Dans la période qui suit son installation à Paris en 1948, Zao Wou-Ki explore le thème de la lumière diurne ou nocturne dans une série d’œuvres poétiques intégrant simplement la représentation des astres lunaire et solaire. Le passage à l’abstraction opéré au milieu des années 1950 par l’usage du signe emprunté à Paul Klee, enrichit son rapport à la lumière et à l’obscurité, exprimées alors par le jeu des masses colorées, qui s’affrontent ou fusionnent.
La pratique de l’encre de Chine, grâce à Henri Michaux à partir de 1970, lui permet de faire évoluer la tradition chinoise. Il entame alors un travail sur le vide, associé au blanc ou à la réserve, et le plein, associé au noir de l’encre. Cette recherche se prolonge dans sa peinture et lui fait découvrir de nouveaux espaces.
Les œuvres des années 1970 et 1980 renvoient à une face plus sombre correspondant à des périodes de souffrances et de deuil. Ces va-et-vient entre lumière et part d’ombre puisent leur inspiration dans la longue histoire de la peinture chinoise qui recherche l’équilibre des contraires.

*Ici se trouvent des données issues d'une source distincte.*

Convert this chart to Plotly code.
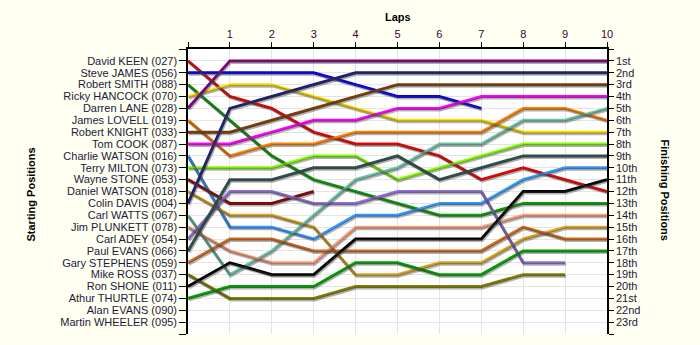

Guidé à ses débuts et jusqu’à la fin de sa vie par le génie de Paul Cézanne (Paysage Hangzhou, 1946 ; Hommage à Cézanne, 2005), Zao Wou-Ki a lui aussi été sensible à la lumière spécifique du soleil du midi de la France. Après avoir loué entre 1958 et 1972 un atelier dans le Var où il retrouvait nombre d’amis, il accepte la proposition de Josep Lluis Sert qui lui construit un atelier à Ibiza en 1973, un nouveau lieu de création.
À partir de 2004, Zao Wou-Ki séjourne à plusieurs reprises en été dans la propriété du Luberon du couturier Emanuel Ungaro, très attaché par ailleurs à sa ville natale d’Aix-en-Provence. Zao Wou-Ki y travaille « sur le motif », fait nouveau pour lui, et peint une série d’aquarelles qui seront présentées pour la première fois à l’Hôtel de Caumont. Elles rendent compte de la luminosité et des couleurs tantôt flamboyantes tantôt assourdies des paysages du Luberon. Ces œuvres expriment à l’ultime moment de sa vie son bonheur de peindre immuable.